I know I'm relentlessly optimistic, and that my optimism strikes many as naive--or worse-dangerous. But I don't know how to do it any other way. I can't discuss issues without actively working out the solution set in my head--otherwise, why discuss?
And yes, I know that's a very guy perspective and a very American one. But you know what? I think being a guy in America is about as good as it gets on this planet, so if that perspective and life experience doesn't generate that sort of positive ambition, then where in God's name is it supposed to appear?
You only get what you give.
I owe it to the solution set, to the vision, to the grand strategy, to my two nephews in Iraq, to my son Kevin who dreams of being a FBI agent, to all the people inside the Gap who will suffer pointless deaths this year because the Core just couldn't get its shit together and preferred to entertain dreams of conflict among themselves rather than deal with all that nasty subnational and transnational down there.
I just need to focus on the answer, the way ahead, and stop steering by my rear view mirror.
I need to be more like Art Cebrowski was--and so effortlessly. I need to get above the pointless fray more. I need to keep myself inspired (and healthier) if I expect to inspire anybody else.
I need to treat my wife and family better, because when I let the fear--that little mind-killer--pervade my thinking, it becomes less about what I'm doing to make things better (or to make them feel better) and it's more my obsessing over the faults of others.
And I say these things and I know them to be true and I think I'm moving closer to what I know I want to write in a Vol. III.
I mean, I know there will always be the hell-in-a-hand-basket crowd (geez, I heard from several over last Sunday's column--some people just prefer fear like some insecurity blanket), but there are so many throughout my various universes (gov, private sector, IT, foreign aid, military, intell, legislature, etc.) who are busting their asses day after day to make the world a better place.
I love going to Oak Ridge National Lab in that way: so many smart people trying to make the world better. You feel so much responsibility after a day of meetings like yesterday: you just want your life to count more.
And I just don't see that through tearing down the ideas of others, even when I think they're very bad and harmful.
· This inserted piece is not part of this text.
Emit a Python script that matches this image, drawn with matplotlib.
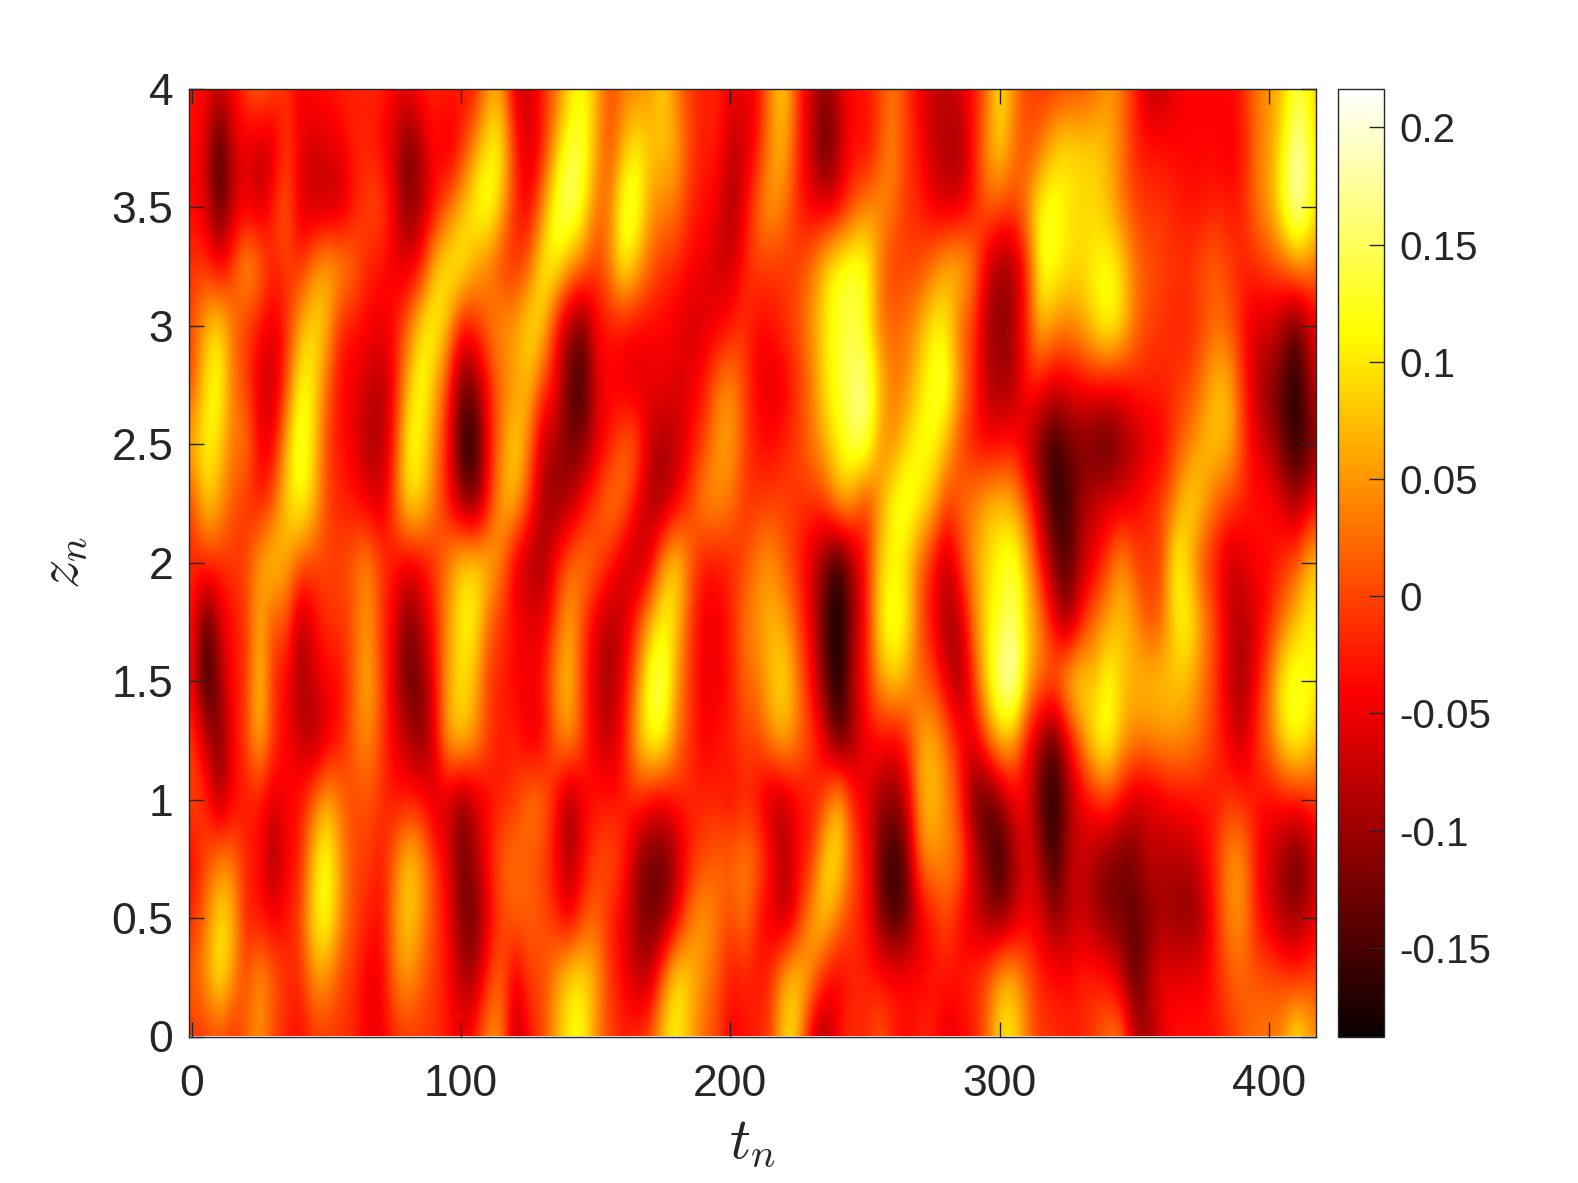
import numpy as np
import matplotlib
matplotlib.use("Agg")
import matplotlib.pyplot as plt

t_centres = list(range(0, 425, 5))
z_centres = [0, 0.25, 0.5, 0.75, 1, 1.25, 1.5, 1.75, 2, 2.25, 2.5, 2.75, 3, 3.25, 3.5, 3.75, 4]

z000 = [-.01,-.01,0,-.02,.02,.05,0,-.02,-.04,-.01,-.01,-.01,-.02,-.05,-.05,-.02,-.01,-.01,-.01,-.03,-.05,-.02,.05,.04,-.1,-.03,0,.06,.11,.12,.04,0,-.02,-.01,.01,.09,.11,.06,.02,0,-.05,-.03,
        -.02,0,.1,.07,-.07,-.1,-.03,-.01,-.02,.02,-.02,-.04,-.02,-.02,-.06,-.04,-.03,.02,.1,.1,.03,-.01,-.01,-.02,-.02,0,.03,.04,-.08,-.1,-.05,-.03,-.03,-.03,-.03,-.01,.01,.03,.03,.05,.12,.06,.05]
z025 = [.02,.05,.12,.05,0,.06,.02,-.01,-.02,.05,.05,0,-.01,-.05,-.05,.03,.06,.02,-.01,-.03,-.09,-.09,-.01,.02,-.06,0,0,.05,.1,.1,.06,-.01,-.04,-.08,-.08,.03,.11,.08,.04,.01,-.03,-.02,
        -.03,-.01,.07,.09,.05,-.03,-.05,-.02,-.02,-.03,-.03,-.03,-.04,-.03,-.03,-.03,-.01,.01,.07,.07,.02,-.02,-.03,-.04,-.02,-.02,-.03,-.08,-.15,-.08,-.05,-.05,-.05,-.05,-.02,.01,.02,.01,.01,0,-.02,0,0]
z050 = [-.02,.03,.1,.08,-.03,-.03,-.05,-.03,0,.1,.13,.05,0,-.02,-.04,.04,.09,.05,0,-.04,-.12,-.13,-.05,0,.02,.02,.01,-.02,-.06,0,.02,-.02,-.05,-.1,-.13,-.12,-.05,.03,.06,.03,0,.04,
        -.03,-.06,-.09,-.03,.06,.09,.03,-.01,-.03,-.11,-.16,-.14,-.06,-.03,.01,-.04,-.07,-.1,-.12,-.08,-.05,-.06,-.11,-.09,-.07,-.1,-.12,-.12,-.13,-.12,-.09,-.11,-.11,-.09,-.02,.04,.05,-.03,-.06,-.1,-.1,-.07,-.04]
z075 = [-.04,0,.04,.03,-.02,-.03,-.11,-.04,-.03,.08,.13,.05,0,0,-.03,.02,.09,.06,-.01,-.05,-.13,-.09,-.03,.02,.03,.01,0,-.04,-.1,-.04,0,.01,-.01,-.1,-.13,-.13,-.09,-.02,0,.02,.02,.04,
        .02,-.03,-.1,-.03,-.02,.1,.1,.01,-.03,-.12,-.17,-.13,.03,.05,.04,.03,-.06,-.12,-.17,-.1,-.05,-.1,-.17,-.08,-.07,-.09,-.12,-.13,-.12,-.07,-.09,-.08,-.09,-.05,-.01,.05,.05,-.03,-.07,-.1,-.14,-.1,-.04]
z100 = [0,-.01,-.1,-.04,-.03,-.03,-.06,-.04,-.03,.02,.07,.03,0,.01,-.01,-.03,-.03,-.03,-.07,-.07,-.12,-.07,-.04,-.02,-.01,.04,.03,-.03,-.11,-.05,-.03,-.03,-.03,-.01,-.04,-.05,-.02,-.02,-.02,-.02,-.04,-.02,
        -.04,-.09,-.08,-.04,-.03,0,.09,-.02,-.05,-.1,-.11,-.08,.06,.08,.04,-.01,-.13,-.15,-.11,-.05,-.05,-.14,-.18,-.11,-.05,-.03,0,-.04,-.07,-.07,-.05,-.04,-.03,-.03,-.03,-.01,-.02,-.03,-.04,-.03,-.03,-.01,0]
z125 = [0,-.07,-.13,-.04,0,.08,-.01,-.04,-.07,-.1,-.06,-.03,.02,.05,0,-.05,-.08,-.12,-.05,.07,.09,.05,0,-.03,-.02,-.06,-.05,.02,.06,0,-.06,-.08,-.03,.07,.13,.12,.03,-.01,-.05,-.03,-.02,0,
        0,.05,.07,.03,0,-.06,-.15,-.1,-.05,-.03,-.05,-.02,.06,.07,.03,-.03,-.06,.02,.08,.06,-.04,-.1,-.15,-.05,.03,.12,.13,.07,.04,.04,.05,.05,.04,.02,-.01,-.05,-.08,-.01,.03,.1,.13,.09,.05]
z150 = [-.04,-.18,-.1,-.03,-.02,.1,-.02,-.04,-.1,-.07,-.04,-.04,.02,.07,.01,-.07,-.13,-.12,-.04,.06,.1,.07,-.01,-.02,-.04,-.05,-.03,.05,.08,-.01,-.07,-.1,-.05,.03,.14,.15,.05,-.01,-.05,-.05,-.03,.02,
        .03,.08,.1,.03,-.04,-.13,-.19,-.09,-.02,.05,.09,.06,.02,0,-.06,-.11,-.01,.1,.18,.21,.08,.03,.03,.09,.11,.07,.13,.08,.07,.08,.08,.08,.07,.03,-.01,-.07,-.1,-.04,.03,.12,.13,.12,.1]
z175 = [-.02,-.16,-.07,-.03,-.01,.07,0,.02,-.1,-.04,-.01,-.01,.01,.06,-.01,-.05,-.13,-.08,-.02,.05,.11,.11,.02,-.01,-.04,-.05,-.06,0,.07,0,-.06,-.09,-.07,-.01,.07,.12,.08,-.01,-.05,-.05,-.02,.03,
        .05,.07,.06,0,-.05,-.15,-.19,-.1,-.04,.1,.14,.11,.01,-.04,-.1,-.08,.03,.1,.13,.16,.08,.04,-.05,-.11,-.03,.03,.06,.08,.05,0,.02,.1,.12,.05,0,-.07,-.09,-.06,-.02,.03,.08,.11,.09]
z200 = [-.02,-.01,-.01,-.01,0,.06,.09,.06,.02,0,0,0,.02,.05,0,-.03,-.05,-.04,-.01,.04,.09,.1,.08,.03,-.06,-.09,-.1,-.03,.02,.04,.02,-.02,-.07,-.09,-.06,.06,.1,.02,-.03,-.03,-.02,0,
        .04,.05,.01,-.02,-.07,-.12,-.18,-.1,-.03,.08,.11,.09,.02,-.03,-.09,-.01,.05,.09,.12,.14,.07,-.03,-.12,-.15,-.08,-.05,0,.06,0,-.01,0,.13,.07,0,-.03,-.08,-.06,-.04,-.04,-.01,.01,.08,.08]
z225 = [0,.09,.06,.01,-.01,-.03,.01,.09,.12,.08,0,-.02,-.03,-.05,-.07,.01,.1,.09,.03,-.03,-.1,-.13,-.03,.07,.07,0,-.09,-.11,-.09,-.04,0,.04,.03,-.04,-.09,-.1,-.05,0,.05,.05,.03,-.01,
        -.01,0,0,-.01,-.01,0,.07,.05,-.02,.05,.12,.14,.11,.07,0,.02,.04,.07,.08,.06,0,-.08,-.17,-.15,-.1,-.07,-.06,-.06,-.04,-.02,0,.04,.1,.07,.02,0,-.02,-.03,-.03,-.06,-.1,-.05,-.04]
z250 = [.07,.12,.09,.03,.04,-.05,-.05,.07,.15,.09,0,-.03,-.05,-.09,-.09,-.02,.12,.11,.04,-.03,-.17,-.17,-.04,.04,.1,.03,-.08,-.09,-.12,-.12,-.06,-.03,.02,.02,-.08,-.09,-.08,-.04,0,.05,.06,0,
        -.03,-.04,-.02,0,.03,.07,.11,.15,.16,.05,.04,.09,.12,.12,.07,0,-.03,-.05,-.04,-.03,-.08,-.13,-.17,-.13,-.12,-.14,-.15,-.11,-.09,-.06,-.05,0,.03,.07,.08,.07,0,-.06,-.08,-.14,-.17,-.14,-.08]
z275 = [0,.1,.13,.03,0,-.06,-.08,0,.12,.1,.02,-.04,-.05,-.07,-.09,-.04,.07,.13,.07,-.01,-.13,-.11,-.03,.03,.05,.08,0,-.04,-.14,-.16,-.06,-.04,-.06,-.07,-.05,-.05,-.06,-.05,-.03,.03,.05,0,
        -.05,-.06,-.05,-.01,.03,.1,.13,.16,.17,.09,.03,.04,.09,.13,.14,.05,-.01,-.08,-.1,-.09,-.02,-.03,-.06,-.05,-.04,-.03,-.04,-.04,-.02,-.02,-.02,-.01,0,.03,.08,.07,-.01,-.08,-.11,-.14,-.18,-.09,-.06]
z300 = [0,.07,.1,.03,-.01,-.03,-.06,-.02,.06,.1,.07,-.02,-.03,-.04,-.05,-.03,.02,.1,.12,.07,-.03,-.01,.03,.05,.06,.1,.09,-.03,-.1,-.13,-.04,-.03,-.03,-.04,-.04,-.04,-.05,-.07,-.06,-.05,-.03,-.01,
        -.04,-.03,-.01,.01,.05,.1,.13,.14,.12,.03,.02,.03,.06,.11,.1,.02,-.01,-.09,-.11,-.09,-.01,.08,.05,.04,.06,.1,.13,.1,.03,0,-.01,-.02,-.02,0,.02,.01,-.03,-.07,-.06,-.1,-.14,-.07,-.04]
z325 = [-.01,-.01,-.05,0,.07,.04,-.02,0,-.02,.04,.07,.06,.03,-.02,-.03,-.05,-.06,-.03,.08,.11,.12,.06,.03,-.01,-.02,.02,.11,.12,.06,.03,-.01,.04,.12,.07,.02,-.01,-.02,-.04,-.05,-.07,-.07,-.02,
        0,-.01,-.01,0,.03,.09,.13,.14,.13,.04,-.01,0,0,.03,.07,.08,.04,-.06,-.11,-.09,-.02,.13,.12,.1,.09,.11,.12,.09,.03,.01,0,-.01,-.01,.01,.02,0,-.02,-.01,0,.02,.05,.04,.02]
z350 = [-.04,-.06,-.15,-.08,-.05,-.08,-.02,.02,-.06,-.08,-.08,-.08,-.03,0,.01,-.05,-.12,-.09,-.04,.02,.07,.12,.14,.07,-.02,-.05,.04,.14,.17,.12,.03,.03,.14,.14,.05,.04,.03,-.02,-.03,-.05,-.1,-.05,
        .03,.06,.03,-.02,-.05,-.06,-.05,0,.04,.05,.03,-.01,-.02,-.05,-.07,-.06,-.03,.02,.01,0,.05,.12,.13,.1,.09,.09,.07,.03,0,-.01,-.01,-.02,-.03,-.03,-.02,-.03,-.02,.03,.06,.13,.2,.14,.06]
z375 = [-.03,-.06,-.17,-.07,-.05,-.08,-.07,0,-.05,-.07,-.06,-.05,-.02,-.02,-.04,-.07,-.13,-.09,-.03,-.07,-.02,.05,.11,.11,-.02,-.07,-.03,.07,.14,.14,.06,0,.07,.11,.08,.08,.06,0,-.03,-.02,-.08,-.07,
        -.03,.05,.07,-.02,-.08,-.15,-.09,-.03,-.05,0,.05,-.01,-.03,-.08,-.09,-.1,-.03,.05,.09,.03,0,.03,.08,.1,.09,.09,.07,.03,-.02,-.03,-.03,-.04,-.04,-.04,-.04,-.05,-.03,.03,.05,.11,.19,.13,.06]
z400 = [-.03,-.04,-.07,-.04,0,.03,0,-.01,-.05,-.03,-.03,-.02,-.02,-.02,-.02,-.04,-.05,-.02,-.02,-.02,-.03,-.03,.05,.05,-.07,-.07,-.02,.02,.09,.115,.07,0,.03,.04,.05,.09,.03,-.01,-.02,-.02,-.05,-.05,
        -.04,.05,.09,-.01,-.07,-.11,-.07,-.03,-.03,0,.03,0,-.05,-.07,-.08,-.06,-.03,.02,.11,.04,0,-.01,-.01,0,0,.02,.05,.03,-.02,-.08,-.08,-.05,-.04,-.04,-.04,-.04,-.02,.03,.05,.08,.14,.11,.05]

field = np.array([z000, z025, z050, z075, z100, z125, z150, z175, z200, z225, z250,
                  z275, z300, z325, z350, z375, z400])

x_ticks = [0, 100, 200, 300, 400]
y_ticks = [0, 0.5, 1, 1.5, 2, 2.5, 3, 3.5, 4]
y_labels = ["0", "0.5", "1", "1.5", "2", "2.5", "3", "3.5", "4"]
cb_ticks = [-0.15, -0.1, -0.05, 0, 0.05, 0.1, 0.15, 0.2]
cb_labels = ["-0.15", "-0.1", "-0.05", "0", "0.05", "0.1", "0.15", "0.2"]
c_min, c_max = -0.188, 0.2165

W, H = 1578, 1183
plt.rcParams["font.family"] = ["Liberation Sans", "DejaVu Sans"]
plt.rcParams["mathtext.fontset"] = "cm"
INK = "#262626"
fig = plt.figure(figsize=(W / 100, H / 100), dpi=100)
ax = fig.add_axes([188.5 / W, 1 - 1036.5 / H, (1316 - 188.5) / W, (1036.5 - 88.7) / H])
dt = t_centres[1] - t_centres[0]
dz = z_centres[1] - z_centres[0]
im = ax.imshow(field, origin="lower", aspect="auto", cmap="hot", vmin=c_min, vmax=c_max,
               interpolation="bicubic",
               extent=[t_centres[0] - dt / 2, t_centres[-1] + dt / 2,
                       z_centres[0] - dz / 2, z_centres[-1] + dz / 2])
ax.set_xlim(-1.2, 417.5)
ax.set_ylim(0, 4)
ax.set_xticks(x_ticks)
ax.set_yticks(y_ticks, y_labels)
ax.tick_params(direction="in", length=11, width=1, top=True, right=True, labelsize=32,
               colors=INK)
ax.tick_params(axis="x", pad=20)
ax.tick_params(axis="y", pad=11)
for s in ax.spines.values():
    s.set_linewidth(1)
    s.set_color(INK)
ax.set_xlabel(r"$t_n$", fontsize=42, color=INK, labelpad=8)
ax.set_ylabel(r"$z_n$", fontsize=42, color=INK, labelpad=15)

cax = fig.add_axes([1338 / W, 1 - 1037 / H, (1384 - 1338) / W, (1037 - 88.7) / H])
cb = fig.colorbar(im, cax=cax)
cb.set_ticks(cb_ticks, labels=cb_labels)
cax.tick_params(direction="in", length=11, width=1, labelsize=29, colors=INK, pad=11, right=True)
cb.outline.set_linewidth(1)
cb.outline.set_edgecolor(INK)
fig.savefig("out.png", dpi=100)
Some people can do that and retain themselves in the process, but it just costs me too much, and frankly, I think it's a complete waste of my God-given talents.
I had that auditorium rocking today because I was offering hope--that sense of thinking our way out instead of just shooting our way out (as Ignatius put it so well).
I do believe in the rational man. I've met this guy and gal the world over, and I find this individual has no ethnic identity worth mentioning. He or she just sees the logic of nonzero, to use Wright's phrase, and the essential humanity in us all.
So I do this Hawaii thing with my son and I get us into this new house, and I tackle the blog better. I tackle everything better. I re-commit. I recommend. I re-think.
My mother-in-law Vonne, the PhD prof in communications, gave me this New Yorker cartoon recently. It features two Labs sitting on the ground, with one saying to the other: "I had my own blog for a while, but I decided to go back to just pointless, incessant barking."
Nona has a strange wisdom, so I don't doubt some message was intended.
I want to get rid of the pointless, incessant barking in my life. I need to disappoint more readers in this way. I need to trash more emails. I need to ignore more authors. I need to regain my focus on what really matters.
I need to connect to all that electricity in that auditorium today, because that's what counts with successful vision.
What connects is what counts.
Still later...
Or to put it more bluntly...
I want to make people smart enough to recognize crap on their own when they encounter it. What I don't want to be about is telling them what's crap.
I explain the shinola. You figure out the shit on your own.